Too little attention has been paid to Ronald Reagan's well-prepare recital of the goals of his evolving Middle East policy in his press conference last week. He said that the United States hoped to end the bloodshed in Lebanon, restore a government there, clear out all the foreign forces, tranquillize the Lebanese-Israeli border and:
"...to once and for all, when these other things are accomplished, once and for all to deal with the problem of the Palestinians, and settle that problem within the proposals and the suggestions that were made in the Camp David accords."
I skipped past these words when the president spoke them on June 30. Going back, however, I am convinced that if he means them or--perhaps more to the point--if he can be held to them and given help in turning them into reality, then he has made an immensely significant turn.
These words supply the piece that has been missing from all the formulas that have been bandied about for a fresh approach to the Mideast in the wake of the war in Lebanon: evidence of a presidential understanding of what needs to be done and of a presidential commitment to do it.
To which I say: go for it.
Reagan is fundamentally right in altering the emphasis of his policy in the area from the pursuit of an anti-communist "strategic consensus" to a quest for an Israeli-Palestinian settlement. Suffice it to say that the war in Lebanon demonstrated the irrelevance of the earlier ordering of priorities. Without a lot of heavy breathing, the president seems to have drawn exactly the proper conclusion.
He is also right in setting aside, again quietly, his longstanding ambivalence toward the Camp David accords, which he has now explicitly affirmed as the vehicle of American policy. I have never understood whether Reagan hung back because he objected to the full role Camp David offered the Palestinians or because he did not wish to put a seal of approval on Jimmy Carter's handiwork.
He could get away with disparaging Camp David, without offering any alternative, while he felt no urgency about the Palestinian question. But once he felt urgency, I surmise, he had to accept that to replace Camp David would lose an impossible amount of time and waste American political capital on argument over procedure.
Many people in the Arab world, Europe and elsewhere, have long ago written off Camp David. But I suspect their true objection is not to the agreement as such but to what they have perceived as an inadequate American dedication to what Palestinians might get out of it.
Reagan spoke only in outline the other day. He appeared to be offering a package.

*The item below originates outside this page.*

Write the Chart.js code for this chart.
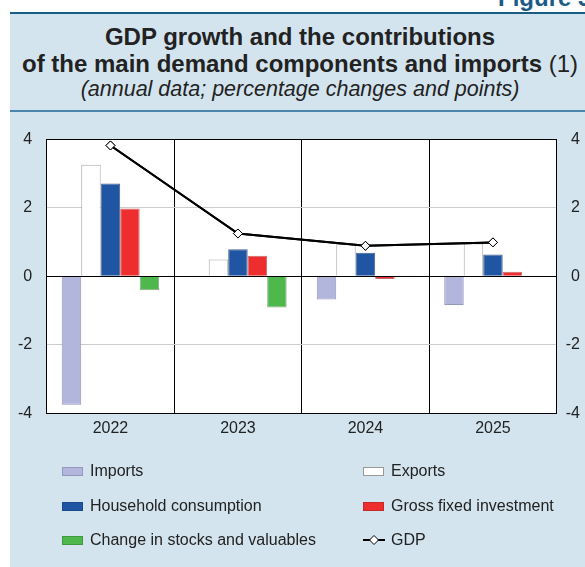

To the Israelis he was saying: the United States is willing not only to take the heat for your Lebanese operation but also to use the opening it provided to restore Lebanon and to "guarantee" the Lebanese-Israeli border. In turn, you Israelis must give the Palestinian part of the Camp David accords the fair chance that Menachem Begin promised when he negotiated and signed them.
To the Palestinians he was saying: if you cooperate with American purposes in Lebanon, then "when these other things are accomplished" the United States will help you get what Camp David offered on the West Bank and Gaza.
There are great difficulties. What Israel plainly had in mind in Lebanon, besides securing its northern frontier, was to intimidate the West Bank-Gaza Palestinians and thrust upon them a form of autonomy mocking the original Begin promise. If Reagan is as serious as top policymakers say--and we should know this quite soon--then a new stage in American-Israeli relations is due.
A new stage in American-Palestinian relations is also conceivable--faintly but in my view distinctly conceivable. What Reagan called the "armed PLO" is in ruins: defeated by the Israelis, abandoned by all the other Arabs, spurned by Reagan and most Americans. To what might be termed the political PLO, however, Reagan offers a tremendous incentive: the military way failed you utterly, he says, so accept the only alternative, the political way, and see what it will do for you.